Bayram nedeniyle istanbuldan Mersin’e gidiyordum. Gelirken yol kenarlarında özellikle tarlaları ve çiftçileri gözlemlemeye çalıştım.
Bazen de yol kenarında ürünlerini satanlarla durup hem alışveriş yaptım hemde küçük de olsa sohbet imkanı buldum.
İlk dikkatimi çeken toprakla uğraşanların çoğunun yaş ortalamasının yüksek olduğuydu.
Sorduğumda cocukları olduklarını ama şehirde ya da başka şehirde maaşla çalıştıklarını söylediler.
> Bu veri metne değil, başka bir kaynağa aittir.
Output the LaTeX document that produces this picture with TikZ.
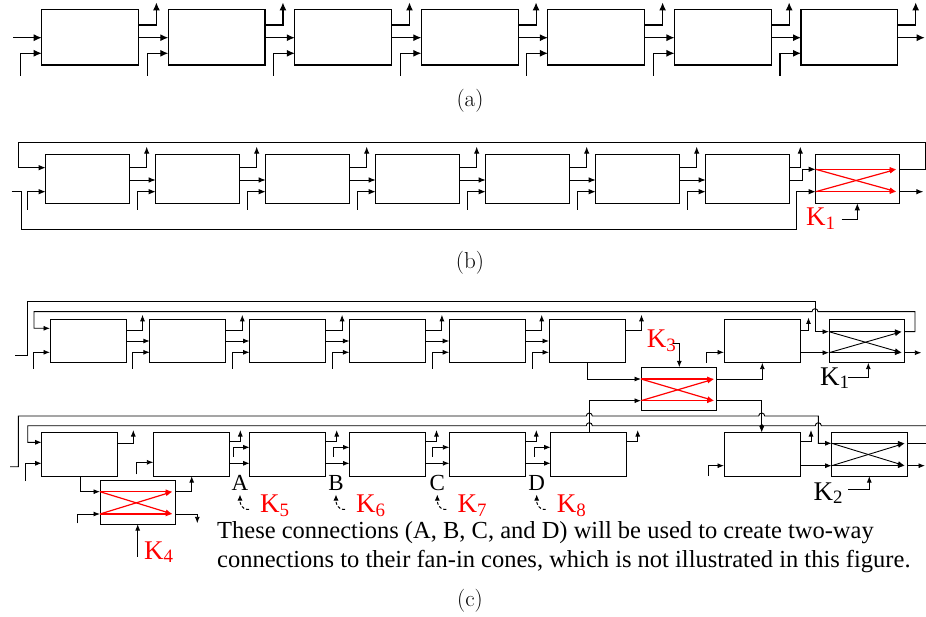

Kimisi de gençlerin artık köylerde kasabalarda durup toprakla uğraşmadığını söylediler.
Haklı gerekçeleri var tabiki. Girdi fiyatlarının çok yüksek olduğunu aldıkları ürünün ekonomik değerinin olmadığını söylüyorlardı.
Böyle oluncada tarımla uğraşanların giderek azaldığını ve daha çok belli yaşın üzerindekilerin kaldığını söylediler.
Yine araçla giderken çok büyük arazilerin uzun zamandır ekilmediği için adete diken tarlasına döndüğünü üzülerek gördüm.
Aslında bizim gibi çok geniş tarım arazilerine sahip olupta bu kadar içler acısı durumda olmak çok üzücü. Geçen gün haberlerde okuduğumuz konya ilimiz kadar büyüklüğe sahip Hollanda’ nın Amerika Birleşik Devletleri nden sonra dünyada en çok tarım ürünü ihraç eden ülke olduğu haberini hatırladım.
Tabi ülkem adına çok üzüldüm. İnsanın içi burkuluyor. Haberlerde okuyunca biraz detayına baktım. Üretim metodlarında teknolojinin ne kadar yoğun kullanıldığı hayta bazı ürünlerde topraksız tarım dahi yapıldığını seyrettim.
Neden bizim ülkemizde tarıma ve çiftçimize yeteri kadar önem verilmiyor.
Neden teknoloji ve maliyetler konusunda sübvanse edilmiyor. Bir ilimiz büyüklüğündeki ülke nasıl olıyorda tarım ihracında dünyada 2. Ülke olurken bu kadar geniş arazi ve insan gücüne sahip ülkemizde bu kadar göz ardı ediliyor.